Monday, April 29, 2013

Does Bandwidth Once Again "Want to be Free?"


What is the key implication of Google Fiber selling 1-Gbps symmetrical access for $70 a month? Granted, such offers pose destabilizing and disruptive challenges to any ISPs competing in the markets where Google Fiber exists, or could exist. At the very least, Google Fiber will push other major ISPs to speed up the volume and tempo of their bandwidth upgrades.

But Google Fiber raises, in a new way, an older argument about the impact of Internet technology in a broad sense.

About a decade ago, Bill Gates irritated executives in the communications ecosystem by arguing that “bandwidth wants to be free? ” Others at the time quipped about whether “computing wants to be free?” Others might argue that data wants to be free. And some have been arguing that content wants to be free.

To be sure, Gates meant that bandwidth would not be a constraint to creating new services and apps, as computing cycles and storage had ceased to be a fundamental problem in the software business.

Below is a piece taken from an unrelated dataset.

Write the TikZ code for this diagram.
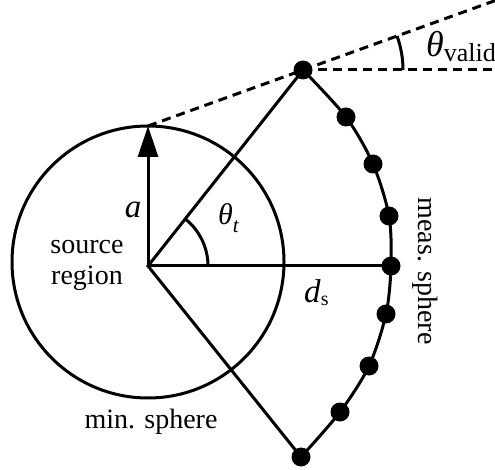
\documentclass[tikz,border=0pt]{standalone}
\usepackage{fontspec}
\setmainfont{Liberation Serif}
\usetikzlibrary{arrows.meta,calc}
\begin{document}
\begin{tikzpicture}[x=1pt,y=1pt,
  thickline/.style={line width=3pt},
  dashline/.style={line width=3pt, dash pattern=on 9pt off 6pt},
  measdot/.style={circle, fill=black, inner sep=0pt, minimum size=19pt},
  lbl/.style={inner sep=0pt, font=\fontsize{28}{31}\selectfont},
  biglbl/.style={inner sep=0pt, font=\fontsize{33}{36}\selectfont}]
\useasboundingbox (0,0) rectangle (495,469);
% centre and minimum sphere
\coordinate (V) at (148,203);
\node[circle, draw, thickline, minimum size=272pt, inner sep=0pt] (minsph) at (148,207) {};
\coordinate (A) at (148,343);
% measurement points
\coordinate (p0) at (303,399);
\coordinate (p1) at (346,352);
\coordinate (p2) at (373,305);
\coordinate (p3) at (389,253);
\coordinate (p4) at (391,203);
\coordinate (p5) at (386,155);
\coordinate (p6) at (369,103);
\coordinate (p7) at (340,57);
\coordinate (p8) at (301,12);
% dashed lines
\coordinate (E1) at ($(A)!2.24!(p0)$);
\coordinate (E2) at (495,399);
\draw[dashline] (A) -- (E1);
\draw[dashline] (p0) -- (E2);
\draw[thickline] ($(p0)+(100,0)$) arc[start angle=0, end angle=19.9, radius=100];
% measurement sphere arc
\draw[thickline] plot[smooth] coordinates {(p0) (p1) (p2) (p3) (p4) (p5) (p6) (p7) (p8)};
% radial lines
\draw[thickline, line join=miter] (p0) -- (V) -- (p8);
\draw[thickline] (V) -- (p4);
\draw[thickline, -{Triangle[length=31pt,width=20pt]}] (V) -- (A);
% theta_t angle
\draw[thickline] ($(V)+(60,0)$) arc[start angle=0, end angle=51.7, radius=60];
% dots
\foreach \i in {0,...,8} \node[measdot] (m\i) at (p\i) {};
% labels
\node[biglbl] (la) at (133,259) {\textit{a}};
\node[lbl, anchor=west] (lth) at (218,251) {\fontsize{30}{30}\selectfont\textit{θ}\raisebox{-8pt}{\fontsize{21}{21}\selectfont\textit{t}}};
\node[biglbl, anchor=west] (lds) at (304,176) {\textit{d}\raisebox{-3pt}{\fontsize{20}{20}\selectfont s}};
\node[lbl, align=center] (lsrc) at (87,204) {source\\region};
\node[lbl] (lmin) at (151,47) {min. sphere};
\node[lbl, rotate=-90] (lmeas) at (425,198) {meas. sphere};
\node[inner sep=0pt, anchor=west, font=\fontsize{36}{36}\selectfont] (lval) at (426,422) {\textit{θ}\raisebox{-5pt}{\fontsize{26}{26}\selectfont valid}};
\end{tikzpicture}
\end{document}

Nor, as it turns out, is it true that computing or information or content always “wants to be free.” But it still is worth considering “what would my business look like?” if communications, bandwidth, computing, storage or information were so available and low cost that those ceased to be constraints to a revenue model.

Such assumptions have immediate consequences for suppliers of those goods, of course. If communications, computing, storage or information wind up being so low in cost that they no longer constrain what can be done, what changes?

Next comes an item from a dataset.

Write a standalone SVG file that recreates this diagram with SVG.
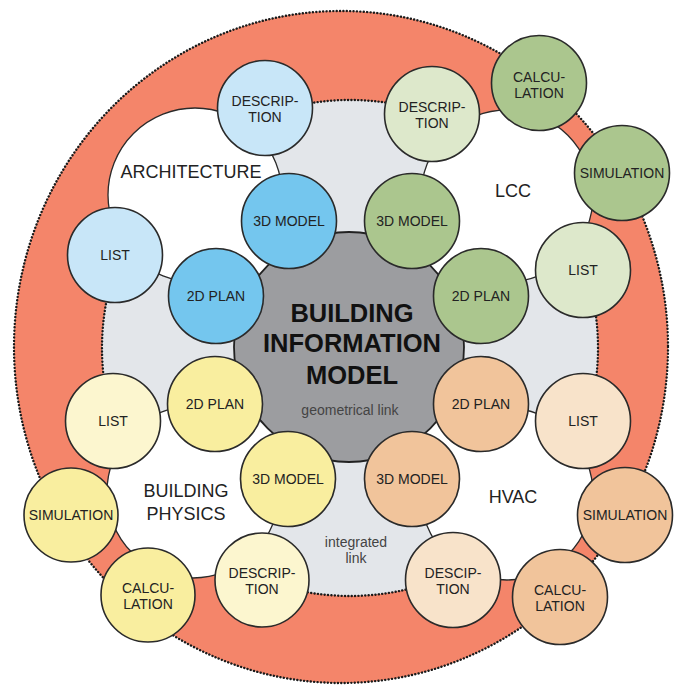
<svg xmlns="http://www.w3.org/2000/svg" width="678" height="687" viewBox="0 0 678 687">
<style>
  .band{fill:#F4856A;stroke:#1a1a1a;stroke-width:2.4;stroke-dasharray:0.1 3.3;stroke-linecap:round}
  .inner{fill:#E3E6EA;stroke:#1a1a1a;stroke-width:2.4;stroke-dasharray:0.1 3.3;stroke-linecap:round}
  .blob{fill:#ffffff;stroke:#2a2a2a;stroke-width:1.3}
  .rod{stroke:#ffffff;stroke-width:14;stroke-linecap:butt}
  .bim{fill:#9C9DA0;stroke:#222;stroke-width:1.8}
  .sat{stroke:#2a2a2a;stroke-width:1.6}
  .bd{fill:#74C6EE}.bl{fill:#C8E6F8}
  .gd{fill:#ABC68E}.gl{fill:#DDE8CB}
  .yd{fill:#F9EE9F}.yl{fill:#FCF6CF}
  .pd{fill:#F1C49B}.pl{fill:#F8E3CA}
  text{font-family:"Liberation Sans",Arial,Helvetica,sans-serif;fill:#222;text-anchor:middle}
  .t{font-size:14px}
  .big{font-size:18px}
  .title{font-size:25.5px;font-weight:bold;fill:#111}
  .small{font-size:14px;fill:#444}
</style>
<rect x="0" y="0" width="678" height="687" fill="#ffffff"/>
<g id="background">
  <ellipse class="band" cx="341" cy="347" rx="327" ry="336"/>
  <circle class="inner" cx="350" cy="348" r="248"/>
</g>
<g id="domains">
  <circle class="blob" cx="195" cy="195" r="87"/>
  <circle class="blob" cx="507" cy="196" r="86"/>
  <circle class="blob" cx="193" cy="492" r="86"/>
  <circle class="blob" cx="507" cy="494" r="86"/>
</g>
<g id="connectors">
  <line class="rod" x1="246.6" y1="253.1" x2="274.6" y2="278.8"/>
  <line class="rod" x1="452.4" y1="253.1" x2="424.3" y2="278.7"/>
  <line class="rod" x1="245.8" y1="447.1" x2="273.0" y2="420.6"/>
  <line class="rod" x1="452.2" y1="447.1" x2="425.0" y2="420.6"/>
</g>
<g id="bim">
  <circle class="bim" cx="349" cy="347" r="115"/>
  <text class="title" x="352" y="322">BUILDING</text>
  <text class="title" x="352" y="352">INFORMATION</text>
  <text class="title" x="352" y="384">MODEL</text>
  <text class="small" x="350" y="415">geometrical link</text>
</g>
<g id="labels">
  <text class="big" x="191" y="178">ARCHITECTURE</text>
  <text class="big" x="513" y="197">LCC</text>
  <text class="big" x="186" y="497">BUILDING</text>
  <text class="big" x="186" y="520">PHYSICS</text>
  <text class="big" x="513" y="503">HVAC</text>
  <text class="small" x="356" y="547">integrated</text>
  <text class="small" x="356" y="563">link</text>
</g>
<g id="arch-description"><circle class="sat bl" cx="265" cy="108" r="47.5"/><text class="t" x="265" y="105.5">DESCRIP-</text><text class="t" x="265" y="122">TION</text></g>
<g id="arch-3dmodel"><circle class="sat bd" cx="289" cy="221" r="47.5"/><text class="t" x="289" y="226">3D MODEL</text></g>
<g id="arch-list"><circle class="sat bl" cx="115" cy="255" r="47.5"/><text class="t" x="115" y="260">LIST</text></g>
<g id="arch-2dplan"><circle class="sat bd" cx="216" cy="296" r="47.5"/><text class="t" x="216" y="301">2D PLAN</text></g>

<g id="lcc-description"><circle class="sat gl" cx="432" cy="114" r="47.5"/><text class="t" x="432" y="111.5">DESCRIP-</text><text class="t" x="432" y="128">TION</text></g>
<g id="lcc-calculation"><circle class="sat gd" cx="539" cy="83" r="47.5"/><text class="t" x="539" y="81.5">CALCU-</text><text class="t" x="539" y="98">LATION</text></g>
<g id="lcc-simulation"><circle class="sat gd" cx="622" cy="173" r="47.5"/><text class="t" x="622" y="178">SIMULATION</text></g>
<g id="lcc-3dmodel"><circle class="sat gd" cx="412" cy="221" r="47.5"/><text class="t" x="412" y="226">3D MODEL</text></g>
<g id="lcc-list"><circle class="sat gl" cx="583" cy="270" r="47.5"/><text class="t" x="583" y="275">LIST</text></g>
<g id="lcc-2dplan"><circle class="sat gd" cx="481" cy="296" r="47.5"/><text class="t" x="481" y="301">2D PLAN</text></g>

<g id="bp-list"><circle class="sat yl" cx="113" cy="421" r="47.5"/><text class="t" x="113" y="426">LIST</text></g>
<g id="bp-2dplan"><circle class="sat yd" cx="215" cy="404" r="47.5"/><text class="t" x="215" y="409">2D PLAN</text></g>
<g id="bp-3dmodel"><circle class="sat yd" cx="288" cy="479" r="47.5"/><text class="t" x="288" y="484">3D MODEL</text></g>
<g id="bp-simulation"><circle class="sat yd" cx="71" cy="515" r="47"/><text class="t" x="71" y="520">SIMULATION</text></g>
<g id="bp-calculation"><circle class="sat yd" cx="148" cy="595" r="47"/><text class="t" x="148" y="592.5">CALCU-</text><text class="t" x="148" y="609">LATION</text></g>
<g id="bp-description"><circle class="sat yl" cx="262" cy="580" r="47"/><text class="t" x="262" y="577.5">DESCRIP-</text><text class="t" x="262" y="594">TION</text></g>

<g id="hvac-2dplan"><circle class="sat pd" cx="481" cy="404" r="47.5"/><text class="t" x="481" y="409">2D PLAN</text></g>
<g id="hvac-list"><circle class="sat pl" cx="583" cy="421" r="47.5"/><text class="t" x="583" y="426">LIST</text></g>
<g id="hvac-3dmodel"><circle class="sat pd" cx="412" cy="479" r="47.5"/><text class="t" x="412" y="484">3D MODEL</text></g>
<g id="hvac-simulation"><circle class="sat pd" cx="625" cy="515" r="47.5"/><text class="t" x="625" y="520">SIMULATION</text></g>
<g id="hvac-calculation"><circle class="sat pd" cx="560" cy="597" r="47.5"/><text class="t" x="560" y="594.5">CALCU-</text><text class="t" x="560" y="611">LATION</text></g>
<g id="hvac-description"><circle class="sat pl" cx="453" cy="580" r="47.5"/><text class="t" x="453" y="577.5">DESCIP-</text><text class="t" x="453" y="594">TION</text></g>
</svg>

Google, Netflix, Amazon, Apple, Facebook, Square and many other examples illustrate what is possible when computing, communications, devices, transactions and information suddenly cease to be barriers.

But Gates was substantially correct. How many these days would argue against the notion that most public Wi-Fi access is substantially free?

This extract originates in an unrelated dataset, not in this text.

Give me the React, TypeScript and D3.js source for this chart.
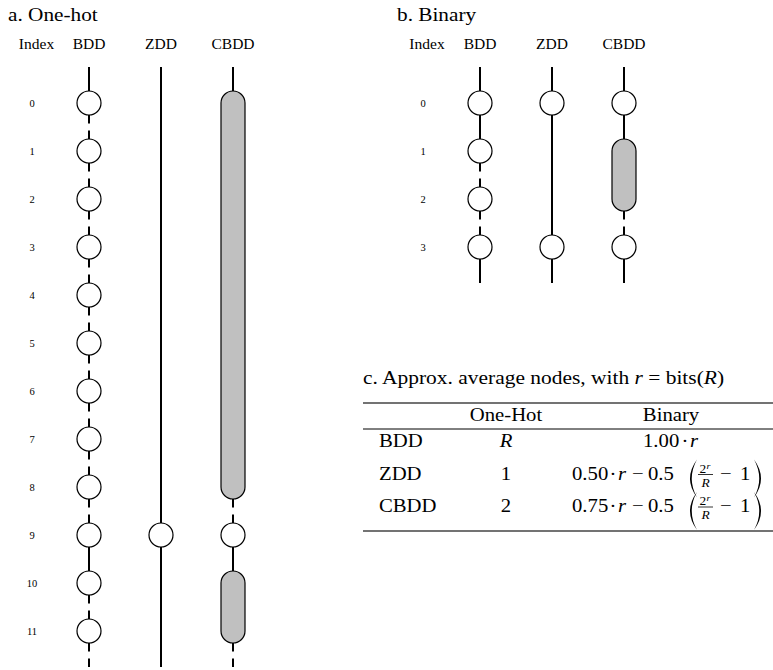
import React from 'react';
import * as d3 from 'd3';

type Span = [number, number];
type Edge = 'solid' | 'dashed';

const diagramTypes = ['BDD', 'ZDD', 'CBDD'];

const oneHotIndex = ['0', '1', '2', '3', '4', '5', '6', '7', '8', '9', '10', '11'];
const binaryIndex = ['0', '1', '2', '3'];

// node spans: [first index, last index] - a span over several indices is a chain node
const oneHotBddNodes: Span[] = [[0, 0], [1, 1], [2, 2], [3, 3], [4, 4], [5, 5], [6, 6], [7, 7], [8, 8], [9, 9], [10, 10], [11, 11]];
const oneHotBddEdges: Edge[] = ['solid', 'dashed', 'dashed', 'dashed', 'dashed', 'dashed', 'dashed', 'dashed', 'dashed', 'dashed', 'solid', 'dashed', 'dashed'];
const oneHotZddNodes: Span[] = [[9, 9]];
const oneHotZddEdges: Edge[] = ['solid', 'solid'];
const oneHotCbddNodes: Span[] = [[0, 8], [9, 9], [10, 11]];
const oneHotCbddEdges: Edge[] = ['solid', 'dashed', 'solid', 'dashed'];

const binaryBddNodes: Span[] = [[0, 0], [1, 1], [2, 2], [3, 3]];
const binaryBddEdges: Edge[] = ['solid', 'solid', 'dashed', 'dashed', 'solid'];
const binaryZddNodes: Span[] = [[0, 0], [3, 3]];
const binaryZddEdges: Edge[] = ['solid', 'solid', 'solid'];
const binaryCbddNodes: Span[] = [[0, 0], [1, 2], [3, 3]];
const binaryCbddEdges: Edge[] = ['solid', 'solid', 'dashed', 'solid'];

const tableRows = ['BDD', 'ZDD', 'CBDD'];
const tableColumns = ['One-Hot', 'Binary'];
const oneHotCounts = ['R', '1', '2'];
const binaryCoefficients = ['1.00', '0.50', '0.75'];
const binaryCorrection = [false, true, true];

const FONT = "Liberation Serif, Times New Roman, Times, serif";
const R = 12;
const ROW_STEP = 48;
const ROW_TOP = 103;
const SX = 1.12; // the larger text in the figure is set slightly wide

// text stretched horizontally around its anchor
function T({ x, y, sx = SX, anchor = 'start', size, italic, children }: {
  x: number; y: number; sx?: number; anchor?: string; size?: number; italic?: boolean; children: React.ReactNode;
}) {
  return (
    <g transform={`translate(${x},${y}) scale(${sx},1)`}>
      <text x={0} y={0} textAnchor={anchor} fontSize={size} fontStyle={italic ? 'italic' : undefined}>{children}</text>
    </g>
  );
}

function Column({ cx, y, last, nodes, edges }: { cx: number; y: d3.ScaleLinear<number, number>; last: number; nodes: Span[]; edges: Edge[] }) {
  const top = y(-0.75);
  const bottom = y(last + 0.75);
  return (
    <g>
      {edges.map((e, i) => {
        const ya = i === 0 ? top : y(nodes[i - 1][1]) + R;
        const yb = i === nodes.length ? bottom : y(nodes[i][0]) - R;
        return (
          <line key={i} x1={cx} x2={cx} y1={ya} y2={yb} stroke="#000" strokeWidth={2}
            strokeDasharray={e === 'dashed' ? '8.5,7' : undefined} />
        );
      })}
      {nodes.map(([a, b], i) =>
        a === b ? (
          <circle key={i} cx={cx} cy={y(a)} r={R} fill="#fff" stroke="#000" strokeWidth={1.2} />
        ) : (
          <rect key={i} x={cx - R} y={y(a) - R} width={2 * R} height={y(b) - y(a) + 2 * R} rx={R} ry={R}
            fill="#c0c0c0" stroke="#000" strokeWidth={1.2} />
        )
      )}
    </g>
  );
}

function Panel({ title, titleX, indexX, headerX, x0, x1, index, columns }: {
  title: string; titleX: number; indexX: number; headerX: number; x0: number; x1: number;
  index: string[]; columns: { nodes: Span[]; edges: Edge[] }[];
}) {
  const last = index.length - 1;
  const y = d3.scaleLinear().domain([0, last]).range([ROW_TOP, ROW_TOP + ROW_STEP * last]);
  const x = d3.scalePoint<string>().domain(diagramTypes).range([x0, x1]);
  return (
    <g fontFamily={FONT} fill="#000">
      <T x={titleX} y={21} size={19}>{title}</T>
      <text x={headerX} y={49} fontSize={15.5} textAnchor="middle">Index</text>
      {diagramTypes.map(d => (
        <text key={d} x={x(d)} y={49} fontSize={15.5} textAnchor="middle">{d}</text>
      ))}
      {index.map((t, i) => (
        <text key={t} x={indexX} y={y(i) + 3.5} fontSize={10.5} textAnchor="middle">{t}</text>
      ))}
      {diagramTypes.map((d, i) => (
        <Column key={d} cx={x(d) as number} y={y} last={last} nodes={columns[i].nodes} edges={columns[i].edges} />
      ))}
    </g>
  );
}

function Paren({ x, top, bottom, dir }: { x: number; top: number; bottom: number; dir: 1 | -1 }) {
  const m = (top + bottom) / 2;
  const outer = x - dir * 14;
  const inner = x - dir * 10.5;
  return <path d={`M${x},${top} Q${outer},${m} ${x},${bottom} Q${inner},${m} ${x},${top} Z`} fill="#000" />;
}

function Table() {
  const rowY = d3.scalePoint<string>().domain(tableRows).range([447, 512]);
  const colX = d3.scalePoint<string>().domain(tableColumns).range([506, 671]);
  return (
    <g fontFamily={FONT} fill="#000" fontSize={18.5}>
      <T x={363} y={384} sx={1.16}>
        c. Approx. average nodes, with <tspan fontStyle="italic">r</tspan> = bits(<tspan fontStyle="italic">R</tspan>)
      </T>
      <line x1={363} x2={773} y1={403} y2={403} stroke="#444" strokeWidth={1.6} />
      <line x1={363} x2={773} y1={429} y2={429} stroke="#000" strokeWidth={1} />
      <line x1={363} x2={773} y1={531} y2={531} stroke="#444" strokeWidth={1.6} />
      {tableColumns.map(c => (
        <T key={c} x={colX(c) as number} y={421} anchor="middle">{c}</T>
      ))}
      {tableRows.map((row, i) => {
        const b = rowY(row) as number;
        return (
          <g key={row}>
            <T x={379} y={b}>{row}</T>
            <T x={colX('One-Hot') as number} y={b} anchor="middle" italic={oneHotCounts[i] === 'R'}>
              {oneHotCounts[i]}
            </T>
            {binaryCorrection[i] ? (
              <g>
                <T x={572} y={b}>{binaryCoefficients[i]}</T>
                <T x={609.5} y={b}>·</T>
                <T x={618} y={b} italic>r</T>
                <T x={632} y={b}>−</T>
                <T x={648} y={b}>0.5</T>
                <Paren x={697} top={b - 20} bottom={b + 18} dir={1} />
                <T x={699.5} y={b - 7} size={12}>2</T>
                <T x={706.5} y={b - 11} size={9} italic>r</T>
                <line x1={698} x2={713} y1={b - 5} y2={b - 5} stroke="#000" strokeWidth={0.8} />
                <T x={705.5} y={b + 7} size={12} italic anchor="middle">R</T>
                <T x={720} y={b}>−</T>
                <T x={740} y={b}>1</T>
                <Paren x={754} top={b - 20} bottom={b + 18} dir={-1} />
              </g>
            ) : (
              <g>
                <T x={643} y={b}>{binaryCoefficients[i]}</T>
                <T x={681.5} y={b}>·</T>
                <T x={690} y={b} italic>r</T>
              </g>
            )}
          </g>
        );
      })}
    </g>
  );
}

export default function App() {
  return (
    <svg width={773} height={670} style={{ position: 'absolute', left: 0, top: 0, background: '#fff' }}>
      <Panel title="a. One-hot" titleX={8} indexX={32} headerX={36.5} x0={89} x1={233} index={oneHotIndex}
        columns={[
          { nodes: oneHotBddNodes, edges: oneHotBddEdges },
          { nodes: oneHotZddNodes, edges: oneHotZddEdges },
          { nodes: oneHotCbddNodes, edges: oneHotCbddEdges },
        ]} />
      <Panel title="b. Binary" titleX={397} indexX={423} headerX={427} x0={480} x1={624} index={binaryIndex}
        columns={[
          { nodes: binaryBddNodes, edges: binaryBddEdges },
          { nodes: binaryZddNodes, edges: binaryZddEdges },
          { nodes: binaryCbddNodes, edges: binaryCbddEdges },
        ]} />
      <Table />
    </svg>
  );
}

“You can’t use today’s technology constraints to predict tomorrow’s developments,” says Amadeus Consulting CTO John Basso. That fundamental insight, based in large part on Moore’s Law, might once again be more important than often is believed.

You could argue whole businesses now are built on the assumption that technology (especially hardware) constraints disappear over time. All cloud-based apps are built on such assumptions.

In 2004, Gates argued that “10 years out, in terms of actual hardware costs you can almost think of hardware as being free — I’m not saying it will be absolutely free — but in terms of the power of the servers, the power of the network will not be a limiting factor,” Gates has argued.

You might argue that is a position Gates adopted recently. Others would argue that has been foundational in his thinking since Micro-soft was a tiny company based in Albuquerque, New Mexico in 1975.

Young Bill Gates reportedly asked himself what his business would look like if hardware were free, an astounding assumption at the time. In inflation-adjusted terms, an Apple II computer of 1977 would have cost $5,174, for example.

Though there are lots of entrepreneurs advocating or working on new ways to make bandwidth available to end users, both in consumer and business settings, Google Fiber arguably has the potential to radically remake expectations in the Internet access space, in part because of its high profile and assets. It sometimes might take a very well-heeled entity (such as Apple) to change or disrupt an industry, and Google is such a firm.

In the same way that Gates has argued that hardware will not be a limiting factor for what can be done with computing, you might argue that Google Fiber once again raises the same question for communications. Granted, $70 a month is not free. But $70 for a symmetrical gigabit access service, in a decade, might be the equivalent of “so affordable that access no longer is a constraint.”

That is what Google wants, and that is what Google Fiber seems to be encouraging, in a serious new way.